Fire Path

Methodology

How Fire Path calculates your Financial Independence.

The 4% Rule & Withdrawal Rates

The '4% Rule' comes from the Trinity Study, suggesting that withdrawing 4% of your portfolio in the first year of retirement, adjusted for inflation, gives a high probability of success over 30 years. However, for FIRE adherents, retirement may last 40-50 years, making 4% risky. We recommend a dynamic strategy: maintain withdrawals in bull markets but reduce spending in downturns. Many experts suggest a corrected 'Safe Withdrawal Rate' of 3.25% - 3.5% for longer horizons.

Purchasing Power & Personal Inflation

Inflation is the silent killer in long-term planning. Official CPI data often understates personal cost increases (especially healthcare and housing). Fire Path incorporates 'Real Purchasing Power' into our models. We advise users to add a 0.5% - 1% buffer to long-term inflation assumptions (e.g., setting it to 3% - 3.5%) to ensure quality of life isn't eroded by rising prices in old age.

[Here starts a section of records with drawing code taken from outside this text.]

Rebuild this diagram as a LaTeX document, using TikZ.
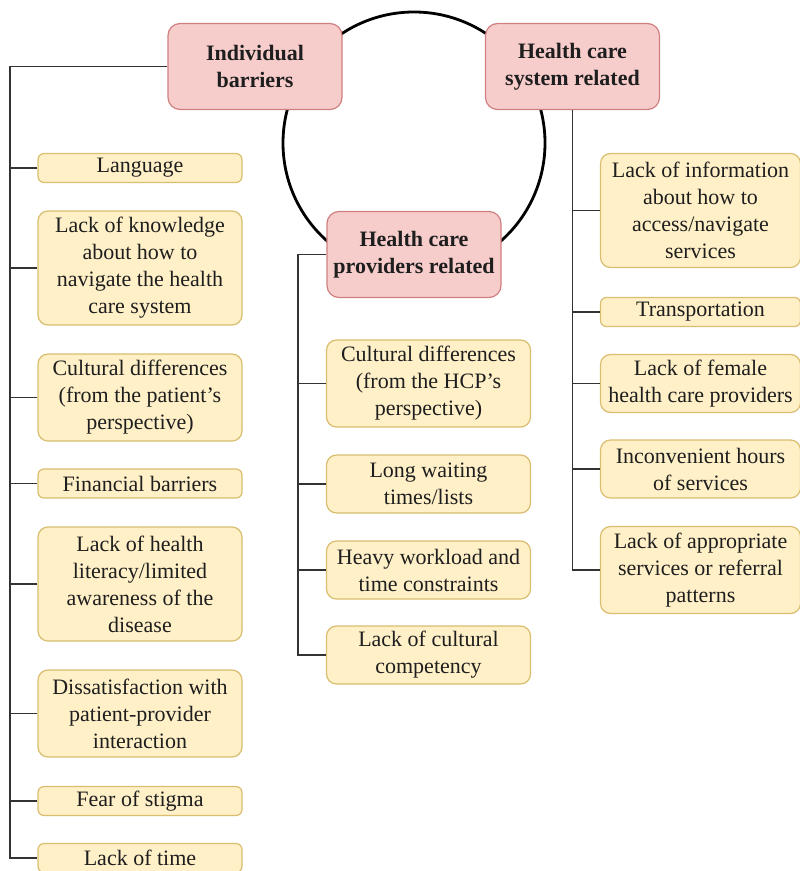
\documentclass[tikz,border=0pt]{standalone}
\usepackage{fontspec}
\setmainfont{Liberation Serif}
\definecolor{pinkfill}{HTML}{F7CDCC}
\definecolor{pinkline}{HTML}{CF7F80}
\definecolor{yelfill}{HTML}{FFF0C8}
\definecolor{yelline}{HTML}{DABD6E}
\definecolor{txt}{HTML}{1E1E1E}
\tikzset{
  head/.style={draw=pinkline, fill=pinkfill, rounded corners=6pt, line width=0.6pt,
    minimum width=87pt, minimum height=43pt, inner sep=0pt, align=center,
    text=txt, font=\bfseries\fontsize{11}{13.5}\selectfont},
  item/.style={draw=yelline, fill=yelfill, rounded corners=5pt, line width=0.6pt,
    inner sep=0pt, align=center, text=txt, font=\fontsize{11}{13.5}\selectfont},
  lcol/.style={item, minimum width=102pt},
  rcol/.style={item, minimum width=100pt},
  one/.style={minimum height=14.5pt, rounded corners=3pt},
  two/.style={minimum height=29pt},
  three/.style={minimum height=43.5pt},
  four/.style={minimum height=57pt},
  link/.style={draw=black!80, line width=0.9pt},
}
\begin{document}
\begin{tikzpicture}[x=0.5pt, y=-0.5pt]
      \useasboundingbox (0,0) rectangle (799,871);
      %
      \draw[line width=1.4pt] (414,143) circle[radius=65.5pt];
      %
      \node[head] (ib) at (255,66.5) {Individual\\barriers};
      \node[head] (hs) at (572.5,66.5) {Health care\\system related};
      \node[head] (hp) at (414,254.5) {Health care\\providers related};
      %
      \node[lcol, one]   (lang) at (140,168)   {Language};
      \node[lcol, four]  (know) at (140,268)   {Lack of knowledge\\about how to\\navigate the health\\care system};
      \node[lcol, three] (cdp)  at (140,397.5) {Cultural differences\\(from the patient’s\\perspective)};
      \node[lcol, one]   (fin)  at (140,483.5) {Financial barriers};
      \node[lcol, four]  (lit)  at (140,584)   {Lack of health\\literacy/limited\\awareness of the\\disease};
      \node[lcol, three] (dis)  at (140,713.5) {Dissatisfaction with\\patient-provider\\interaction};
      \node[lcol, one]   (fear) at (140,801)   {Fear of stigma};
      \node[lcol, one]   (time) at (140,858)   {Lack of time};
      %
      \node[lcol, three] (cdh)  at (428.5,383.5) {Cultural differences\\(from the HCP’s\\perspective)};
      \node[lcol, two]   (wait) at (428.5,484)   {Long waiting\\times/lists};
      \node[lcol, two]   (work) at (428.5,570)   {Heavy workload and\\time constraints};
      \node[lcol, two]   (comp) at (428.5,655)   {Lack of cultural\\competency};
      %
      \node[rcol, four]  (info) at (700.5,210.5) {Lack of information\\about how to\\access/navigate\\services};
      \node[rcol, one]   (tran) at (700.5,312)   {Transportation};
      \node[rcol, two]   (fem)  at (700.5,383.5) {Lack of female\\health care providers};
      \node[rcol, two]   (hour) at (700.5,469)   {Inconvenient hours\\of services};
      \node[rcol, three] (appr) at (700.5,570)   {Lack of appropriate\\services or referral\\patterns};
      %
      \coordinate (ltrunk) at (10,858);
      \coordinate (mtrunk) at (298,655);
      %
      \draw[link] (ib.west) -| (ltrunk) -- (time.west);
      \foreach \b in {lang,know,cdp,fin,lit,dis,fear}
        \draw[link] (\b.west) -- (\b.west -| ltrunk);
      %
      \draw[link] (hp.west) -| (mtrunk) -- (comp.west);
      \foreach \b in {cdh,wait,work}
        \draw[link] (\b.west) -- (\b.west -| mtrunk);
      %
      \draw[link] (hs.south) -- (hs.south |- appr.west) -- (appr.west);
      \foreach \b in {info,tran,fem,hour}
        \draw[link] (\b.west) -- (\b.west -| hs.south);
      %
    \end{tikzpicture}
\end{document}
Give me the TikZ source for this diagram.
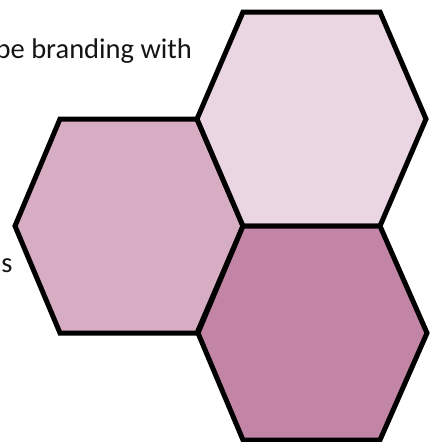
\documentclass[tikz,border=0pt]{standalone}
\usepackage{fontspec}
\setmainfont{Carlito}
\definecolor{hexlight}{RGB}{234,214,226}
\definecolor{hexmid}{RGB}{215,173,196}
\definecolor{hexdark}{RGB}{195,133,165}
\definecolor{txtcol}{RGB}{20,20,20}
\begin{document}
\begin{tikzpicture}[x=1pt,y=-1pt,
  hexline/.style={draw=black,line width=5pt,line join=miter},
  lbl/.style={inner sep=0pt,outer sep=0pt,font=\fontsize{28.5}{32}\selectfont,text=txtcol}]
\useasboundingbox (0,0) rectangle (436,442);
\clip (0,0) rectangle (436,442);
% text
\node[lbl,anchor=base east] (t1) at (192,58) {pe branding with};
\node[lbl,anchor=base west] (t2) at (1.5,272) {s};
% hexagons
\path[hexline,fill=hexmid] (60,119) -- (197,119) -- (243,226) -- (197,333) -- (60,333) -- (15,226) -- cycle;
\path[hexline,fill=hexlight] (243,12) -- (380,12) -- (426,119) -- (380,226) -- (243,226) -- (197,119) -- cycle;
\path[hexline,fill=hexdark] (243,226) -- (380,226) -- (427,333) -- (380,440) -- (243,440) -- (198,333) -- cycle;
\end{tikzpicture}
\end{document}
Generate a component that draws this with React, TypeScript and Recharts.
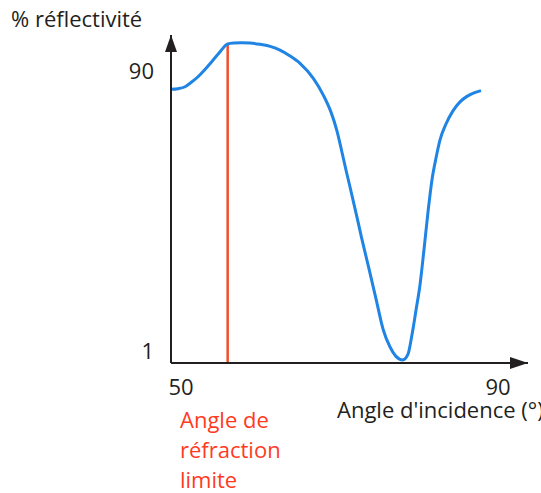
import React from 'react'
import {
  LineChart,
  Line,
  XAxis,
  YAxis,
  ReferenceLine,
  ReferenceDot,
} from 'recharts'

// angle of incidence (deg) and reflectivity (%) along the SPR curve
const angles = [
  48.74, 49.62, 50.51, 51.26, 52.15, 53.03, 53.88, 54.8, 55.89, 56.69, 57.66, 58.71, 59.97,
  61.36, 62.49, 63.76, 65.02, 66.7, 67.96, 68.93, 69.69, 70.28, 70.82, 71.33, 72.17, 72.8,
  73.72, 74.61, 75.53, 76.38, 77.13, 77.98, 78.65, 79.15, 79.66, 80.16, 80.66, 81.17, 81.67,
  82.18, 82.68, 83.44, 84.32, 85.21, 86.09, 86.97, 87.86,
]
const reflectivity = [
  84.3, 84.5, 85.1, 86.4, 88.2, 90.5, 92.9, 95.6, 98.4, 98.7, 98.8, 98.7, 98.3,
  97.6, 96.5, 94.7, 92.4, 87.7, 82.5, 77.2, 71.3, 65.1, 59.2, 53.9, 44.9, 38.0,
  28.5, 19.1, 9.4, 4.1, 1.2, 0.1, 1.9, 7.9, 15.6, 23.4, 34.3, 46.1, 56.1,
  62.9, 68.5, 73.5, 77.6, 80.4, 82.1, 83.2, 83.9,
]
const xTicks = [50, 90]
const yTicks = [1, 90]
const criticalAngle = 55.89

const X_DOMAIN: [number, number] = [48.74, 93.79]
const Y_DOMAIN: [number, number] = [-0.87, 101.2]

const data = angles.map((a, i) => ({ angle: a, r: reflectivity[i] }))
const criticalR = reflectivity[angles.indexOf(criticalAngle)]

const FONT = '"Open Sans", sans-serif'
const INK = '#231f20'
const BLUE = '#1f84e4'
const RED = '#f24e28'
const TEXT_RED = '#ff3b1f'

function YTick({ x, y, payload }: any) {
  // the "1" label sits a little above its tick
  const dy = payload.value === 1 ? 2.5 : 8
  return (
    <text x={x - 9} y={y + dy} textAnchor="end" fontSize={22} fill={INK} fontFamily={FONT}>
      {payload.value}
    </text>
  )
}

function XTick({ x, y, payload }: any) {
  return (
    <text x={x} y={y + 24} textAnchor="middle" fontSize={22} fill={INK} fontFamily={FONT}>
      {payload.value}
    </text>
  )
}

function UpArrow({ cx, cy }: any) {
  return <path d={`M${cx},${cy} L${cx - 6},${cy + 17} L${cx + 6},${cy + 17} Z`} fill={INK} />
}

function RightArrow({ cx, cy }: any) {
  return <path d={`M${cx},${cy} L${cx - 18},${cy - 6} L${cx - 18},${cy + 6} Z`} fill={INK} />
}

export default function App() {
  return (
    <div style={{ position: 'fixed', left: 0, top: 0, width: 541, height: 493, background: '#fff', overflow: 'hidden' }}>
      <LineChart width={541} height={493} data={data} margin={{ top: 35, right: 13, left: 111, bottom: 100 }}>
        <XAxis
          dataKey="angle"
          type="number"
          domain={X_DOMAIN}
          ticks={xTicks}
          allowDataOverflow
          height={30}
          tickLine={false}
          axisLine={{ stroke: INK, strokeWidth: 2 }}
          tick={<XTick />}
        />
        <YAxis
          type="number"
          domain={Y_DOMAIN}
          ticks={yTicks}
          allowDataOverflow
          width={60}
          tickLine={false}
          axisLine={{ stroke: INK, strokeWidth: 2 }}
          tick={<YTick />}
        />
        <ReferenceLine
          segment={[
            { x: criticalAngle, y: Y_DOMAIN[0] },
            { x: criticalAngle, y: criticalR },
          ]}
          stroke={RED}
          strokeWidth={2.5}
          ifOverflow="visible"
        />
        <Line
          dataKey="r"
          type="monotone"
          stroke={BLUE}
          strokeWidth={3}
          dot={false}
          isAnimationActive={false}
        />
        <ReferenceDot x={X_DOMAIN[0]} y={Y_DOMAIN[1]} ifOverflow="visible" shape={<UpArrow />} />
        <ReferenceDot x={X_DOMAIN[1]} y={Y_DOMAIN[0]} ifOverflow="visible" shape={<RightArrow />} />
      </LineChart>
      <svg
        width={541}
        height={493}
        style={{ position: 'absolute', left: 0, top: 0, pointerEvents: 'none' }}
        fontFamily={FONT}
        fontSize={22}
      >
        <text x={11} y={27} fill={INK}>% réflectivité</text>
        <text x={337} y={418} fill={INK}>Angle d'incidence (°)</text>
        <text x={180} y={428} fill={TEXT_RED}>Angle de</text>
        <text x={180} y={458} fill={TEXT_RED}>réfraction</text>
        <text x={180} y={488} fill={TEXT_RED}>limite</text>
      </svg>
    </div>
  )
}
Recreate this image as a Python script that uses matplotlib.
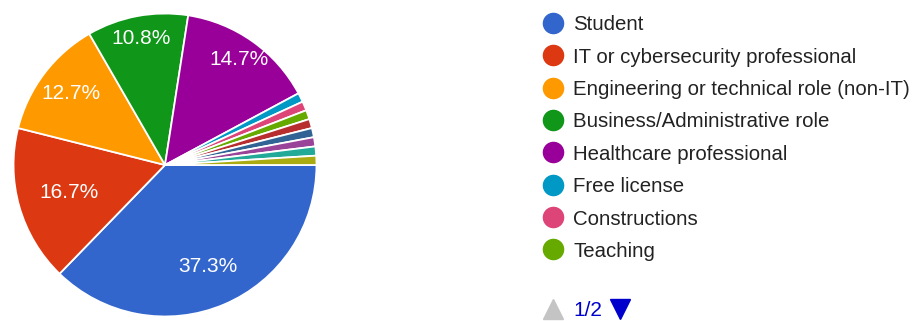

Returns & Sequence of Return Risk

Historical data shows US stocks return ~7-10% nominally, but 'averages' can be misleading. 'Sequence of Return Risk' in early retirement is critical: a market crash in the first few years can verify deplete your portfolio. Our model doesn't guarantee fixed annual returns; instead, we emphasize asset allocation and encourage users to simulate their plan's resilience under poor market conditions.

Disclaimer

All calculations are projections based on assumptions and historical data, not guarantees of future performance. Market volatility, tax changes, and personal circumstances can affect actual results. This tool is for educational and planning purposes only, not professional financial advice.